Explore the problem space and make a start while working for your previous employer. Slowly reduce the number of hours you are working (i.e contract vs fulltime).
Once you are getting some interest / traction or feeling more confident, switch over to (2) - now much less risky. Go fulltime with a 1/2 built business with several potential customers and perhaps a couple of paying ones. You are now much more attractive to investment.
Income-wise, a startup is generally a step down, but a tolerable one for most people. If you're 22 and without VC contacts, you can work for next to nothing for a year or two, make contacts by hanging out in the Valley, and start pitching when you have a product. If you're 36 and have a family to feed, but have VC connections, you can usually get early seed funding and pay yourself $100k annual salary, which is low for someone with those kinds of contacts but enough to live on.
When it is impossible is if you're 36 and have a family to feed, but don't have VC contacts. You can't afford to take a year or two off to prove yourself (which an outsider will have to do) but you don't have the contacts necessary to step immediately into a $100k/year salary with just an idea.

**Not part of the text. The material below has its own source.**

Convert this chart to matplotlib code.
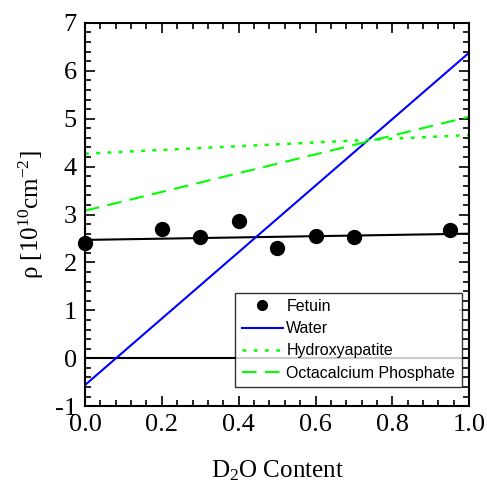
import matplotlib
matplotlib.use("Agg")
import matplotlib.pyplot as plt
from matplotlib.ticker import MultipleLocator

plt.rcParams['mathtext.fontset'] = 'custom'
plt.rcParams['mathtext.rm'] = 'Liberation Serif'
plt.rcParams['mathtext.it'] = 'Liberation Serif:italic'

# measured data
d2o = [0.0, 0.2, 0.3, 0.4, 0.5, 0.6, 0.7, 0.95]
fetuin = [2.40, 2.69, 2.53, 2.86, 2.30, 2.56, 2.54, 2.67]

# calculated SLD lines (values at 0 and 1 D2O)
x_line = [0.0, 1.0]
fetuin_fit = [2.47, 2.60]
water = [-0.56, 6.38]
hydroxyapatite = [4.27, 4.66]
octacalcium = [3.08, 5.04]
zero = [0.0, 0.0]

fig = plt.figure(figsize=(4.87, 4.87), dpi=100)
ax = fig.add_axes([0.1745, 0.166, 0.789, 0.787])

ax.plot(x_line, zero, color='black', lw=1.5)
ax.plot(x_line, fetuin_fit, color='black', lw=1.5)
ax.plot(d2o, fetuin, 'o', color='black', ms=10, label='Fetuin', clip_on=False, zorder=5)
ax.plot(x_line, water, color='#0000FF', lw=1.5, label='Water')
ax.plot(x_line, hydroxyapatite, color='#00FF00', lw=1.8, ls=(0, (1.5, 3)), label='Hydroxyapatite')
ax.plot(x_line, octacalcium, color='#00FF00', lw=1.5, ls=(0, (7, 4)), label='Octacalcium Phosphate')

ax.set_xlim(0, 1)
ax.set_ylim(-1, 7)
ax.xaxis.set_major_locator(MultipleLocator(0.2))
ax.xaxis.set_minor_locator(MultipleLocator(0.04))
ax.yaxis.set_major_locator(MultipleLocator(1))
ax.yaxis.set_minor_locator(MultipleLocator(0.2))
ax.tick_params(which='both', direction='in', top=True, right=True, width=1.2)
ax.tick_params(which='major', length=7, labelsize=19, pad=6)
ax.tick_params(which='minor', length=4)
for s in ax.spines.values():
    s.set_linewidth(1.5)

ax.set_xticklabels([f"{v:.1f}" for v in ax.get_xticks()])
ax.set_yticklabels([f"{int(v)}" for v in ax.get_yticks()])
for lab in ax.get_xticklabels() + ax.get_yticklabels():
    lab.set_family('Liberation Serif')

ax.set_xlabel(r'D$_2$O Content', family='Liberation Serif', fontsize=18, labelpad=16)
ax.set_ylabel(r'ρ [10$^{10}$cm$^{-2}$]', family='Liberation Serif', fontsize=18, labelpad=6)

leg = ax.legend(loc='lower right', bbox_to_anchor=(0.98, 0.05), frameon=True, fancybox=False,
                edgecolor='black', prop={'family': 'Liberation Sans', 'size': 11.5},
                handlelength=2.6, handletextpad=0.2, borderpad=0.4, labelspacing=0.45,
                borderaxespad=0, markerscale=0.7)
leg.get_frame().set_linewidth(1.0)

fig.savefig('out.png', dpi=100)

Most people can be thin/muscular/athletic and most want to be. Many try and of these, most fail. But, this is fundamentally different from an aspiration to be in the olympics. Most people can't do that, regardless of how hard they try or how strong willed they are.
By contrast, I think at least 1 or 2 percent of people have enough talent to do what Mark Zuckerberg did. He's a talented businessman who has done a lot of things really well, but I haven't seen him do anything I couldn't have done in his position. The odds are enormously against that kind of success no matter how smart you are, but the minimal level of talent to do that is not that rare.
The point is no so subtle though. One is in reach of most people who will give it a shot while the other is exceptional.